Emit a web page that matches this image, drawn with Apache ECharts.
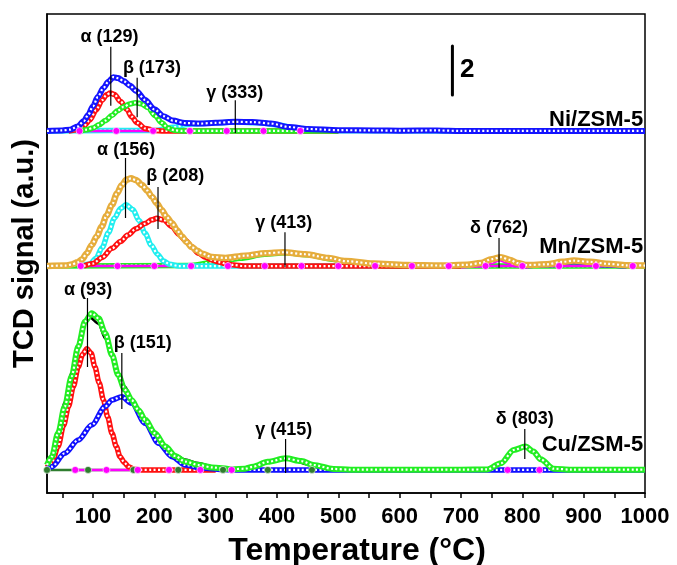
<!DOCTYPE html>
<html>
<head>
<meta charset="utf-8">
<script src="https://cdn.jsdelivr.net/npm/echarts@6/dist/echarts.min.js"></script>
<style>
html, body { margin: 0; padding: 0; background: #fff; }
#tpr_chart_container { width: 677px; height: 565px; }
</style>
</head>
<body>
<div id="tpr_chart_container"></div>
<script>
// temperature tick labels and tick marks
const xLabelValues = [100, 200, 300, 400, 500, 600, 700, 800, 900, 1000]
const xTickValues = [50, 100, 150, 200, 250, 300, 350, 400, 450, 500, 550, 600, 650, 700, 750, 800, 850, 900, 950, 1000]

// vertical offsets of the three profiles (signal units, 2 = scale bar)
const cuOffset = 0.94
const mnOffset = 9.24
const niOffset = 14.74

// Ni/ZSM-5  [temperature, signal]
const niTotal = [[25, 0], [50, 0.02], [62, 0.05], [75, 0.18], [85, 0.4], [92, 0.65], [100, 1.0], [108, 1.39], [117, 1.75], [125, 2.0], [133, 2.19], [141, 2.15], [150, 2.03], [160, 1.85], [170, 1.64], [185, 1.26], [200, 0.88], [215, 0.6], [230, 0.42], [250, 0.32], [275, 0.3], [300, 0.33], [333, 0.37], [360, 0.36], [390, 0.3], [420, 0.16], [450, 0.08], [500, 0.03], [560, 0.02], [600, 0.01], [660, 0.02], [700, 0], [1000, 0]]
const niAlpha = [[60, 0], [75, 0.05], [85, 0.2], [95, 0.45], [105, 0.85], [115, 1.25], [122, 1.47], [128, 1.54], [135, 1.48], [145, 1.2], [155, 0.88], [163, 0.58], [172, 0.33], [185, 0.1], [200, 0.02], [215, 0], [500, 0]]
const niBeta = [[80, 0], [90, 0.05], [100, 0.12], [110, 0.25], [120, 0.42], [131, 0.63], [140, 0.82], [150, 0.98], [160, 1.1], [169, 1.15], [178, 1.11], [190, 0.95], [201, 0.62], [212, 0.33], [222, 0.12], [232, 0.03], [245, 0], [500, 0]]
const niGamma = [[25, 0], [200, 0.02], [230, 0.15], [260, 0.28], [300, 0.33], [333, 0.36], [370, 0.33], [400, 0.25], [430, 0.12], [460, 0.05], [500, 0.01], [700, 0]]
const niBaseline = [[78, 0], [138, 0], [198, 0], [258, 0], [318, 0], [378, 0], [438, 0]]

// Mn/ZSM-5
const mnTotal = [[25, 0], [55, 0.02], [65, 0.06], [75, 0.15], [82, 0.27], [90, 0.52], [98, 0.86], [106, 1.2], [114, 1.6], [122, 2.05], [131, 2.49], [139, 2.95], [147, 3.3], [155, 3.52], [162, 3.57], [170, 3.5], [180, 3.3], [188, 3.08], [196, 2.82], [204, 2.55], [212, 2.28], [220, 2.0], [229, 1.74], [237, 1.46], [245, 1.2], [253, 0.97], [261, 0.77], [270, 0.62], [278, 0.5], [294, 0.37], [316, 0.33], [348, 0.42], [381, 0.52], [410, 0.56], [446, 0.48], [484, 0.33], [512, 0.2], [557, 0.1], [610, 0.04], [667, 0.02], [710, 0.05], [732, 0.12], [750, 0.28], [765, 0.36], [780, 0.25], [792, 0.12], [808, 0.04], [840, 0.07], [865, 0.17], [884, 0.22], [910, 0.17], [939, 0.09], [970, 0.03], [1000, 0.02]]
const mnAlpha = [[80, 0], [95, 0.08], [105, 0.32], [115, 0.75], [125, 1.35], [135, 1.95], [145, 2.35], [154, 2.49], [165, 2.3], [175, 1.85], [185, 1.33], [195, 0.85], [205, 0.48], [215, 0.2], [225, 0.07], [240, 0], [560, 0]]
const mnBeta = [[85, 0], [100, 0.1], [115, 0.35], [131, 0.72], [145, 1.0], [157, 1.26], [170, 1.52], [185, 1.73], [196, 1.88], [204, 1.94], [215, 1.88], [229, 1.6], [240, 1.3], [250, 1.06], [261, 0.78], [272, 0.52], [283, 0.36], [294, 0.25], [305, 0.16], [316, 0.1], [330, 0.04], [345, 0], [700, 0]]
const mnGamma = [[25, 0], [260, 0.02], [300, 0.16], [316, 0.22], [340, 0.32], [380, 0.48], [413, 0.54], [450, 0.46], [490, 0.28], [520, 0.14], [550, 0.05], [580, 0], [1000, 0]]
const mnDelta = [[700, 0], [735, 0.05], [750, 0.18], [763, 0.3], [776, 0.18], [790, 0.05], [810, 0]]
const mnHigh = [[800, 0], [840, 0.05], [884, 0.18], [930, 0.05], [970, 0]]
const mnBaseline = [[80, 0], [140, 0], [200, 0], [260, 0], [320, 0], [380, 0], [440, 0], [500, 0], [560, 0], [620, 0], [680, 0], [740, 0], [800, 0], [860, 0], [920, 0], [980, 0]]

// Cu/ZSM-5
const cuTotal = [[25, 0.2], [33, 0.54], [43, 1.49], [54, 2.58], [65, 3.8], [76, 5.02], [87, 6.04], [98, 6.38], [109, 6.17], [120, 5.56], [131, 4.68], [141, 3.87], [152, 3.26], [163, 2.85], [174, 2.44], [185, 2.04], [201, 1.49], [218, 0.95], [234, 0.57], [250, 0.34], [272, 0.2], [294, 0.1], [327, 0.03], [348, 0.05], [361, 0.13], [385, 0.33], [414, 0.47], [440, 0.36], [459, 0.2], [492, 0.04], [520, 0.01], [600, 0.01], [700, 0.01], [743, 0.02], [765, 0.27], [786, 0.81], [805, 0.95], [818, 0.75], [830, 0.43], [851, 0.05], [880, 0.01], [1000, 0.01]]
const cuMeasured = [[25, 0.25], [33, 0.6], [43, 1.6], [54, 2.75], [65, 3.95], [76, 5.1], [87, 5.95], [95, 6.2], [109, 5.95], [120, 5.35], [131, 4.6], [141, 3.95], [152, 3.4], [163, 2.9], [174, 2.45], [185, 2.04], [201, 1.5], [218, 0.98], [234, 0.62], [250, 0.42], [272, 0.28], [294, 0.15], [320, 0.05], [348, 0.03], [385, 0.3], [414, 0.44], [460, 0.18], [495, 0.02], [600, 0.0], [743, 0.01], [765, 0.25], [786, 0.79], [805, 0.93], [818, 0.73], [830, 0.41], [851, 0.04], [880, 0.0], [1000, 0.0]]
const cuAlpha = [[25, 0.1], [33, 0.28], [43, 0.95], [52, 1.8], [60, 2.58], [68, 3.4], [76, 4.2], [83, 4.7], [90, 4.93], [97, 4.75], [103, 4.2], [110, 3.55], [117, 2.85], [124, 2.15], [131, 1.49], [138, 0.95], [144, 0.54], [151, 0.3], [158, 0.13], [166, 0.04], [175, 0], [300, 0]]
const cuBeta = [[25, 0.05], [33, 0.13], [54, 0.68], [76, 1.22], [98, 1.83], [120, 2.58], [131, 2.85], [147, 2.98], [163, 2.72], [185, 1.9], [207, 1.09], [229, 0.54], [250, 0.2], [278, 0.08], [310, 0.02], [340, 0], [1000, 0]]
const cuMagenta = [[71, 0], [122, 0], [173, 0], [224, 0], [275, 0], [326, 0]]
const cuMagentaDelta = [[776, 0], [828, 0]]
const cuBaseline = [[25, 0], [92, 0], [166, 0], [239, 0], [312, 0], [385, 0], [457, 0]]

// peak labels: [text, label T, label y, line T, line top, line bottom]
const peakLabels = [
	["α (129)", 127, 18.55, 129, 18.17, 15.76],
	["β (173)", 196, 17.30, 172, 16.90, 15.30],
	["γ (333)", 331, 16.29, 332, 15.99, 14.66],
	["α (156)", 154, 13.97, 153, 13.64, 11.20],
	["β (208)", 234, 12.91, 206, 12.46, 10.75],
	["γ (413)", 411, 11.00, 413, 10.62, 9.20],
	["δ (762)", 762, 10.79, 762, 10.38, 9.16],
	["α (93)", 92, 8.27, 91, 7.94, 5.13],
	["β (151)", 181, 6.11, 147, 5.70, 3.42],
	["γ (415)", 411, 2.57, 414, 2.20, 0.81],
	["δ (803)", 804, 3.01, 804, 2.61, 1.38],
]
const sampleNames = [["Ni/ZSM-5", 15.19], ["Mn/ZSM-5", 10.03], ["Cu/ZSM-5", 1.95]]

const series = []
const fontFamily = "Liberation Sans, Arial, sans-serif"

function shift(data, offset) {
	return data.map((p) => [p[0], p[1] + offset])
}

// thick line with white dots, like the open circle chains of the original
function addCurve(data, offset, color, width) {
	const shifted = shift(data, offset)
	series.push({
		type: "line",
		data: shifted,
		smooth: 0.3,
		smoothMonotone: "x",
		symbol: "none",
		lineStyle: { color: color, width: width || 5.5 },
		silent: true,
	})
	series.push({
		type: "line",
		data: shifted,
		smooth: 0.3,
		smoothMonotone: "x",
		symbol: "none",
		lineStyle: { color: "#ffffff", width: 2.2, type: [2, 2.4] },
		silent: true,
	})
}

function addPlain(data, offset, color, width) {
	series.push({
		type: "line",
		data: shift(data, offset),
		smooth: 0.3,
		smoothMonotone: "x",
		symbol: "none",
		lineStyle: { color: color, width: width },
		silent: true,
	})
}

function addBaseline(data, offset, color) {
	series.push({
		type: "line",
		data: shift(data, offset),
		symbol: "circle",
		symbolSize: 7,
		showAllSymbol: true,
		itemStyle: { color: color, borderColor: "rgba(255,255,255,0.6)", borderWidth: 1 },
		lineStyle: { color: color, width: 2.5 },
		silent: true,
	})
}

// Cu/ZSM-5
addBaseline(cuBaseline, cuOffset, "#2f7d2f")
addBaseline(cuMagenta, cuOffset, "#ff00ff")
addBaseline(cuMagentaDelta, cuOffset, "#ff00ff")
addCurve(cuAlpha, cuOffset, "#ff1010")
addCurve(cuBeta, cuOffset, "#1010ff")
addPlain(cuMeasured, cuOffset, "#000000", 2.5)
addCurve(cuTotal, cuOffset, "#22ee22", 6)

// Mn/ZSM-5
addCurve(mnGamma, mnOffset, "#22ee22")
addCurve(mnHigh, mnOffset, "#1010ff")
addCurve(mnDelta, mnOffset, "#ff00ff")
addBaseline(mnBaseline, mnOffset, "#ff00ff")
addCurve(mnAlpha, mnOffset, "#20eef0")
addCurve(mnBeta, mnOffset, "#ff1010")
addCurve(mnTotal, mnOffset, "#e6ad3c", 6.5)

// Ni/ZSM-5
addCurve(niGamma, niOffset, "#20eef0")
addBaseline(niBaseline, niOffset, "#ff00ff")
addCurve(niAlpha, niOffset, "#ff1010")
addCurve(niBeta, niOffset, "#22ee22")
addCurve(niTotal, niOffset, "#1414ff", 6)

// peak marker lines and labels
peakLabels.forEach((p) => {
	series.push({
		type: "line",
		data: [[p[3], p[4]], [p[3], p[5]]],
		symbol: "none",
		lineStyle: { color: "#000", width: 1.2 },
		silent: true,
		z: 5,
	})
})
series.push({
	type: "scatter",
	symbolSize: 0,
	silent: true,
	z: 6,
	itemStyle: { opacity: 1 },
	data: peakLabels.map((p) => ({ name: p[0], value: [p[1], p[2]] })),
	label: {
		show: true,
		position: "inside",
		formatter: (d) => d.name,
		color: "#000",
		opacity: 1,
		fontSize: 18,
		fontWeight: "bold",
		fontFamily: fontFamily,
	},
})
series.push({
	type: "scatter",
	symbolSize: 0,
	silent: true,
	z: 6,
	itemStyle: { opacity: 1 },
	data: sampleNames.map((s) => ({ name: s[0], value: [997, s[1]] })),
	label: {
		show: true,
		position: "left",
		distance: 0,
		formatter: (d) => d.name,
		color: "#000",
		opacity: 1,
		fontSize: 22,
		fontWeight: "bold",
		fontFamily: fontFamily,
	},
})

// scale bar: 2 signal units
series.push({
	type: "line",
	data: [[686, 16.2], [686, 18.2]],
	symbol: "none",
	lineStyle: { color: "#000", width: 3, cap: "round" },
	silent: true,
	z: 5,
})
series.push({
	type: "scatter",
	symbolSize: 0,
	silent: true,
	itemStyle: { opacity: 1 },
	data: [{ name: "2", value: [710, 17.22] }],
	label: {
		show: true,
		position: "inside",
		formatter: "2",
		color: "#000",
		opacity: 1,
		fontSize: 26,
		fontWeight: "bold",
		fontFamily: fontFamily,
	},
})

const chart = echarts.init(document.getElementById("tpr_chart_container"))
chart.setOption({
	animation: false,
	backgroundColor: "#fff",
	grid: {
		left: 47,
		right: 32,
		top: 14,
		bottom: 72,
		outerBoundsMode: "none",
		containLabel: false,
		show: true,
		borderColor: "#000",
		borderWidth: 1.5,
	},
	xAxis: {
		type: "value",
		min: 25,
		max: 1000,
		name: "Temperature (°C)",
		nameLocation: "middle",
		nameGap: 42,
		nameTextStyle: {
			color: "#000",
			fontSize: 32,
			fontWeight: "bold",
			fontFamily: fontFamily,
			padding: [0, 0, 0, 22],
		},
		axisLine: { lineStyle: { color: "#000", width: 1.5 } },
		axisTick: {
			show: true,
			length: 5,
			customValues: xTickValues,
			lineStyle: { color: "#000", width: 1.5 },
		},
		axisLabel: {
			customValues: xLabelValues,
			formatter: (v) => String(v),
			margin: 13,
			color: "#000",
			fontSize: 22,
			fontWeight: "bold",
			fontFamily: fontFamily,
		},
		splitLine: { show: false },
	},
	yAxis: {
		type: "value",
		min: 0,
		max: 19.5,
		name: "TCD signal (a.u.)",
		nameLocation: "middle",
		nameGap: 8,
		nameTextStyle: {
			color: "#000",
			fontSize: 29,
			fontWeight: "bold",
			fontFamily: fontFamily,
		},
		axisLine: { show: true, lineStyle: { color: "#000", width: 1.5 } },
		axisTick: { show: false },
		axisLabel: { show: false },
		splitLine: { show: false },
	},
	series: series,
})
</script>
</body>
</html>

· · · ·

Repeat the listing above up to and including the line with "const niOffset = 14.74", starting from its first line. Drop any pictures.

Emit a web page that matches this image, drawn with Apache ECharts.
<!DOCTYPE html>
<html>
<head>
<meta charset="utf-8">
<script src="https://cdn.jsdelivr.net/npm/echarts@6/dist/echarts.min.js"></script>
<style>
html, body { margin: 0; padding: 0; background: #fff; }
#tpr_chart_container { width: 677px; height: 565px; }
</style>
</head>
<body>
<div id="tpr_chart_container"></div>
<script>
// temperature tick labels and tick marks
const xLabelValues = [100, 200, 300, 400, 500, 600, 700, 800, 900, 1000]
const xTickValues = [50, 100, 150, 200, 250, 300, 350, 400, 450, 500, 550, 600, 650, 700, 750, 800, 850, 900, 950, 1000]

// vertical offsets of the three profiles (signal units, 2 = scale bar)
const cuOffset = 0.94
const mnOffset = 9.24
const niOffset = 14.74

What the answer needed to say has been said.